Permanent life insurance, such as whole life, features a savings component called cash value. A portion of your premiums go to the cash account, which accumulates slowly tax-deferred. Once you've built up enough, you can borrow against the cash value or surrender the policy for the cash. Term life insurance has no cash value. It's pure life insurance, not an investment product.

3. Whole life is more complex than term life

The cash value account makes permanent life insurance more complex than term life. Before you buy, you'll need to understand the potential return on the cash value, how the money can be used, and the effects on your policy's payout if you make a withdrawal.

Whole life guarantees a fixed rate of growth on the cash value. Other types of permanent life insurance, such as indexed universal or variable universal life, have varying growth rates.

4. Whole life is more expensive than term life

A term life insurance policy will cost much less than a whole life insurance policy with the same amount of coverage. Don't buy a whole life policy if you're not sure you can afford it.

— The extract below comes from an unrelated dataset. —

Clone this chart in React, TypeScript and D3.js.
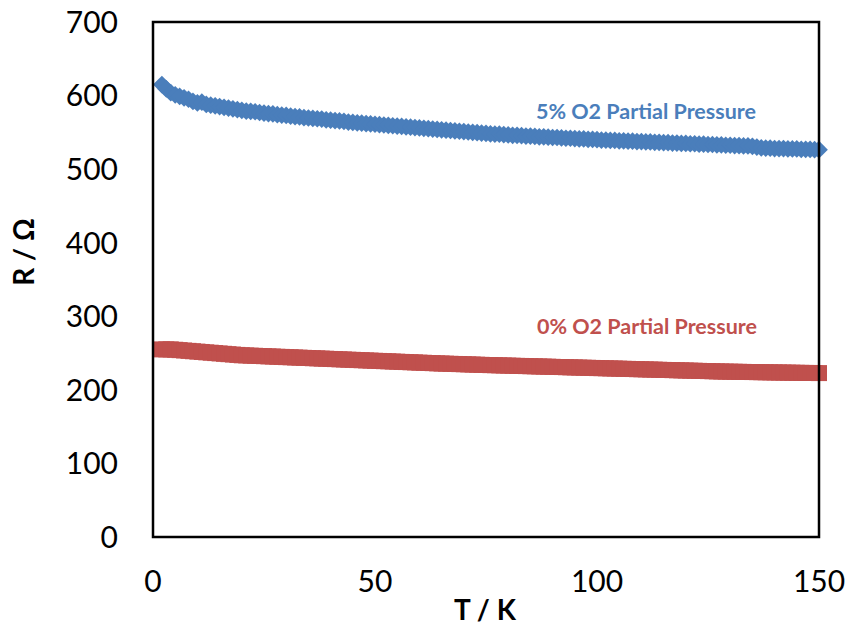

Sure, the cash value can eventually build to a tidy sum, but only if you hold on to the policy for many years. If you have to drop it before then, you'll have spent a lot of money and have little to show for it. Plus, you might have to pay a surrender fee and you'll have no life insurance coverage.

Whole life insurance can be a good fit for some people. For instance, it might make sense if you have a lifelong financial dependent, such as a child with special needs, or a large estate that will be subject to estate taxes. Your heirs could use the money to pay the estate taxes.

But if you're on a tight budget and just need temporary coverage that could help your family pay off debts or replace your income, term life insurance is the way to go.